Exercise description
Search the data below for "with"; list each line that holds it.

Data lines
==================================================

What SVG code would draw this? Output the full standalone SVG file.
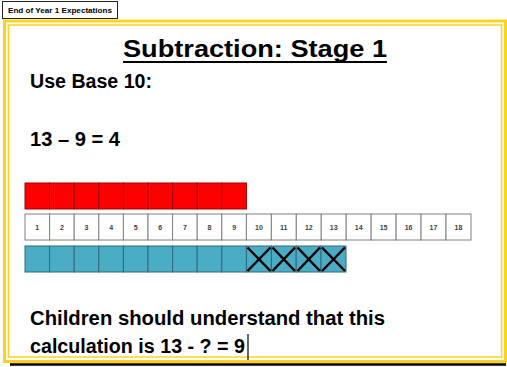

==================================================

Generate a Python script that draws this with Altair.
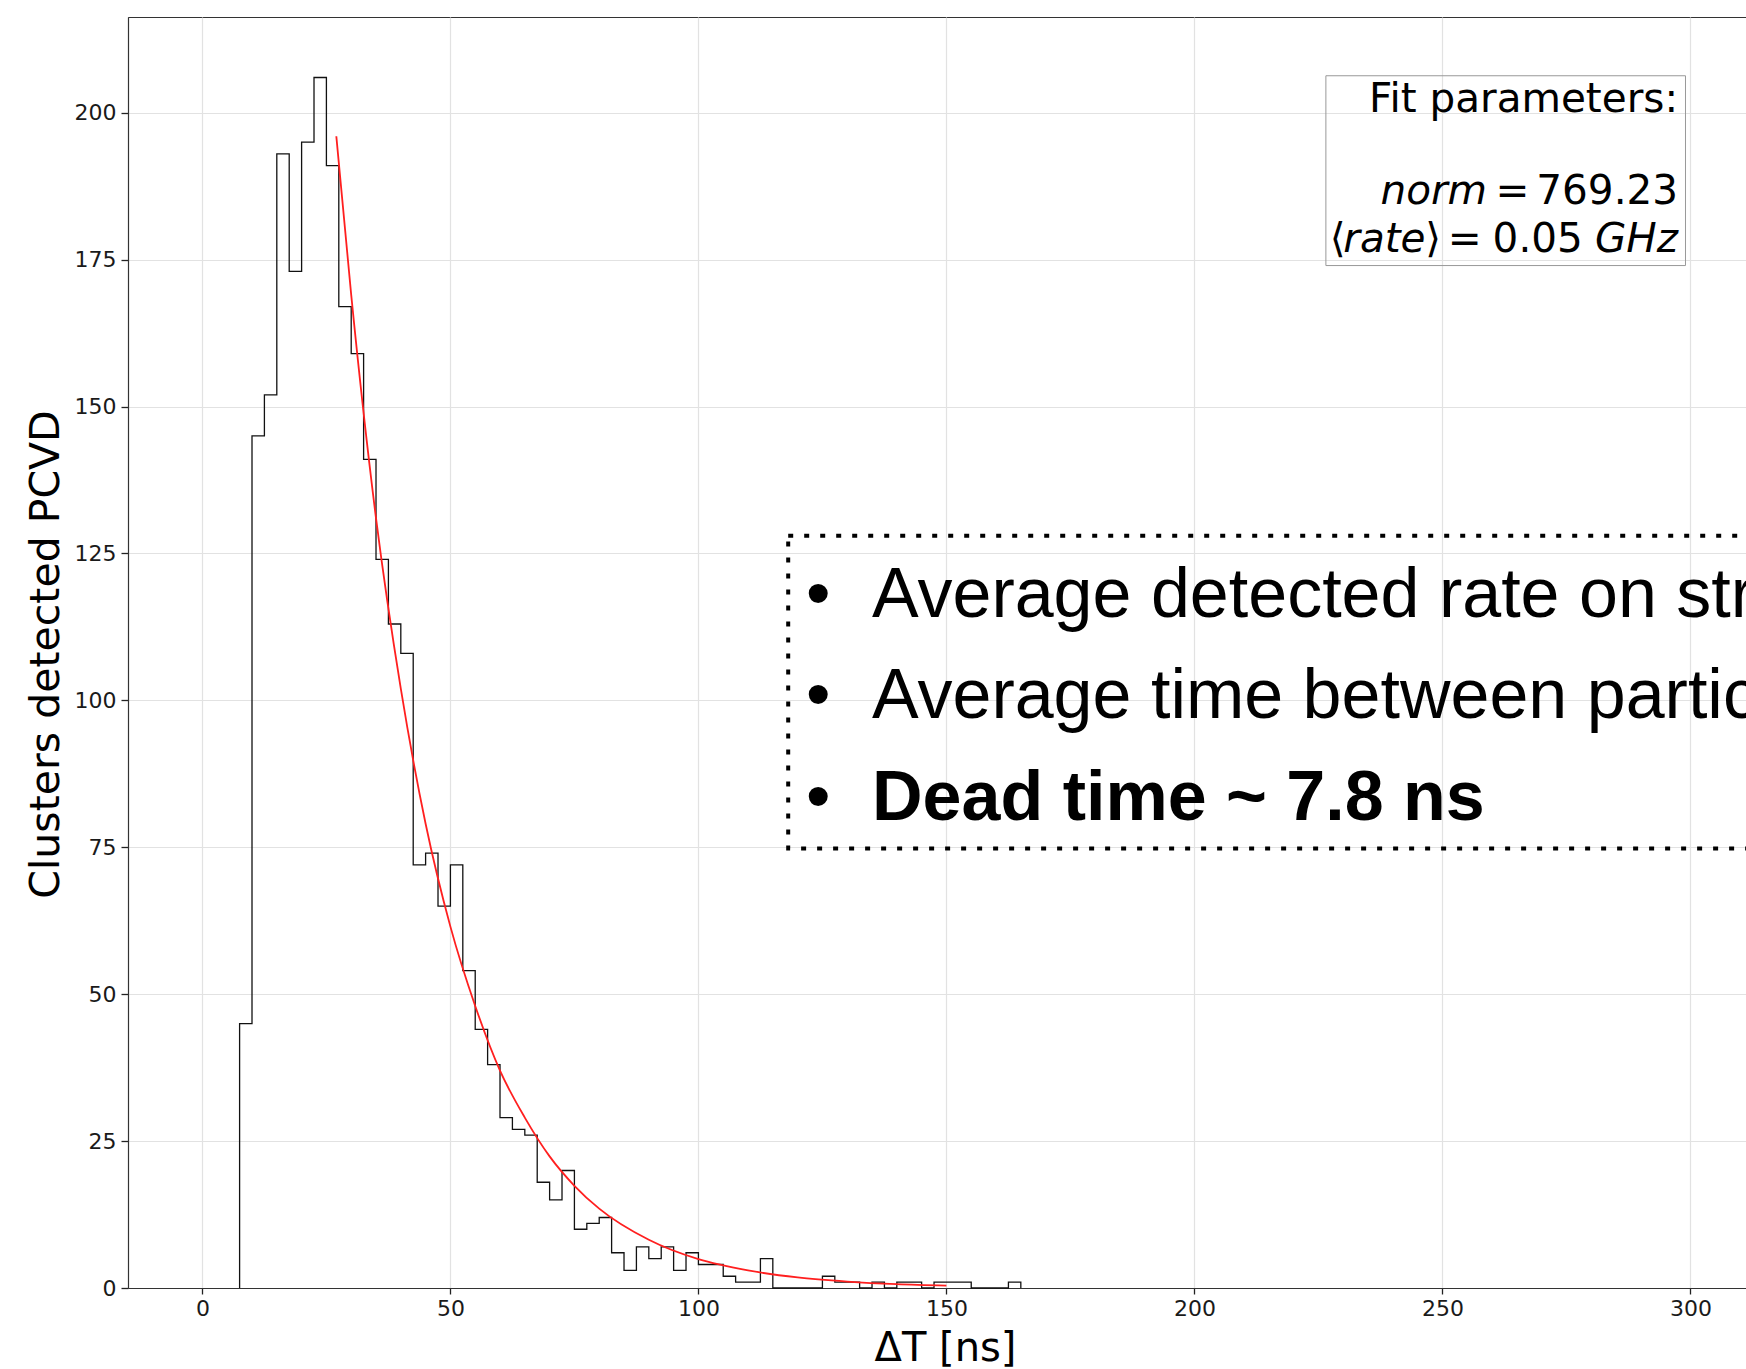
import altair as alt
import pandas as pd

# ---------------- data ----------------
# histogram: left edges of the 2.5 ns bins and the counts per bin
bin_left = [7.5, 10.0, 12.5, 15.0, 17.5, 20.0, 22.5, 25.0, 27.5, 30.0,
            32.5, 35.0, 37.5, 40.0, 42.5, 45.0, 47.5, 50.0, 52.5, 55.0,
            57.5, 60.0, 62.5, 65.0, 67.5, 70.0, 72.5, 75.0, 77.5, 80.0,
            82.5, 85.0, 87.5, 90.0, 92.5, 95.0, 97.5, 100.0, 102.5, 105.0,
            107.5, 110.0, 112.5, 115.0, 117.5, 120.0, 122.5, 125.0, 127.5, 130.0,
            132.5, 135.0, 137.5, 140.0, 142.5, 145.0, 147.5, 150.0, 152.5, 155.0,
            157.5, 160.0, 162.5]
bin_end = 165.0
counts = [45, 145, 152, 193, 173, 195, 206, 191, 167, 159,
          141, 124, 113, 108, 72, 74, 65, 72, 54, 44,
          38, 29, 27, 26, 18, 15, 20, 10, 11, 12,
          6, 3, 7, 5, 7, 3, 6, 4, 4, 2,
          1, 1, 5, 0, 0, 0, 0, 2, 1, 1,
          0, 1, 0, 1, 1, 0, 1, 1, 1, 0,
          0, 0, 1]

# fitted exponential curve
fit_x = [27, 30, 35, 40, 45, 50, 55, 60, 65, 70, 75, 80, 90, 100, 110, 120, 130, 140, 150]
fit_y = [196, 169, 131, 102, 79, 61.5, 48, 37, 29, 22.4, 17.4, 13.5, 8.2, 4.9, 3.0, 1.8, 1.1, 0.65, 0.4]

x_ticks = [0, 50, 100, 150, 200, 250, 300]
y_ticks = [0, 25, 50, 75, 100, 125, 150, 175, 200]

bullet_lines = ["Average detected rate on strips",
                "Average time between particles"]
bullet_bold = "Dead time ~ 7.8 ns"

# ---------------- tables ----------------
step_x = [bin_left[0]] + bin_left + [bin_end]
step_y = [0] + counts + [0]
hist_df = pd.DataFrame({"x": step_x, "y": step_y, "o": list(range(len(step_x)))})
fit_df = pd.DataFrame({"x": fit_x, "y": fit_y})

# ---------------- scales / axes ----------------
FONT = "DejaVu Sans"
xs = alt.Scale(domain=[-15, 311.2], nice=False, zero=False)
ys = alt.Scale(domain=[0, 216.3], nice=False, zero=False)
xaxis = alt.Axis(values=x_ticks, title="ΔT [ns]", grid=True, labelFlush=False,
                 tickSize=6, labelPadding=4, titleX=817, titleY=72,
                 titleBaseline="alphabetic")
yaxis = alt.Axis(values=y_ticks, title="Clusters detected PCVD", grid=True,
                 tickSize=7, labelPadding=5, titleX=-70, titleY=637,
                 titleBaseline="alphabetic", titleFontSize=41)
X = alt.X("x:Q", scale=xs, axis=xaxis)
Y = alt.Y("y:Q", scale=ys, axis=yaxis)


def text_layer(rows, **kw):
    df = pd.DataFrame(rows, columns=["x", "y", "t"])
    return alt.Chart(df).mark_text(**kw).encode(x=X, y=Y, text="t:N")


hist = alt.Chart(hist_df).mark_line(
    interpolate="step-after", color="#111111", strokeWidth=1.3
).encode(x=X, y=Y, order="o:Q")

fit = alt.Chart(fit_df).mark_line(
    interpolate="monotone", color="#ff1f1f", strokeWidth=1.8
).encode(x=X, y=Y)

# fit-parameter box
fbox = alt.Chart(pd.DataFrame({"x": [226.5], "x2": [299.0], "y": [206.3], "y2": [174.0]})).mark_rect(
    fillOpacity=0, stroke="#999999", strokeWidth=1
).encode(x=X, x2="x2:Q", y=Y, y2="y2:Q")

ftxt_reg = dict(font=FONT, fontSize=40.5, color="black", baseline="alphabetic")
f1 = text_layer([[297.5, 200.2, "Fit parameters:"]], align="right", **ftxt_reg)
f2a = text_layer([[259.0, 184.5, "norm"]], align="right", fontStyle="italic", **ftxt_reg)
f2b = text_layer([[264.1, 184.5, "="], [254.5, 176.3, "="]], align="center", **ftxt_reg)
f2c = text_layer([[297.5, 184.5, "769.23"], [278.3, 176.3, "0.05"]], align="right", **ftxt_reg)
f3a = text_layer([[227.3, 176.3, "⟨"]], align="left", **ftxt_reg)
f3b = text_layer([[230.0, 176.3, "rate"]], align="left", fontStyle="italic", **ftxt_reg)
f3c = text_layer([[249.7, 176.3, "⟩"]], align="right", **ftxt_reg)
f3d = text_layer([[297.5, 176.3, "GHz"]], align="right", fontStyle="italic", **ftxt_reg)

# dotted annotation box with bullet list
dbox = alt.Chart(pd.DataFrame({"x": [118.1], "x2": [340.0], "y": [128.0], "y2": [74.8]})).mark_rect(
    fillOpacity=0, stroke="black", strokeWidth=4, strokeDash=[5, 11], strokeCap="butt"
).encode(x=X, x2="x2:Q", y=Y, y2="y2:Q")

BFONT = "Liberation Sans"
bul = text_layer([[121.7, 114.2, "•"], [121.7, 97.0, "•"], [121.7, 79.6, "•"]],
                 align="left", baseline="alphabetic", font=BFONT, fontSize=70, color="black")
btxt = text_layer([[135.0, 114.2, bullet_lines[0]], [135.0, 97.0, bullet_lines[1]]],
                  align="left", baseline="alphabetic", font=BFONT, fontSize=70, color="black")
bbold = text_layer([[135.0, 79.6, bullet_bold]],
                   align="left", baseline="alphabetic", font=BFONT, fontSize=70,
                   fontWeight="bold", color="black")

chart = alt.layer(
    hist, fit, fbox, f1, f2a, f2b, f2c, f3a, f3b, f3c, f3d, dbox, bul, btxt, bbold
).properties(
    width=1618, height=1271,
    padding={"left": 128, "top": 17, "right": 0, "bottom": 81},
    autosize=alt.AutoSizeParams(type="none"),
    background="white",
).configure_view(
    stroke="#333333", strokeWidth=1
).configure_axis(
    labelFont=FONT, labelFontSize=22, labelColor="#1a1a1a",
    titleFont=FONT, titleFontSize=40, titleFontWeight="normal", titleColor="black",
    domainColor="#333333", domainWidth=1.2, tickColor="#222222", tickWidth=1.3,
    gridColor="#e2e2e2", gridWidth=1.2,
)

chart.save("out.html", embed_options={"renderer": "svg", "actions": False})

==================================================

Final result
Generate a Python script that draws this with Altair.
# dotted annotation box with bullet list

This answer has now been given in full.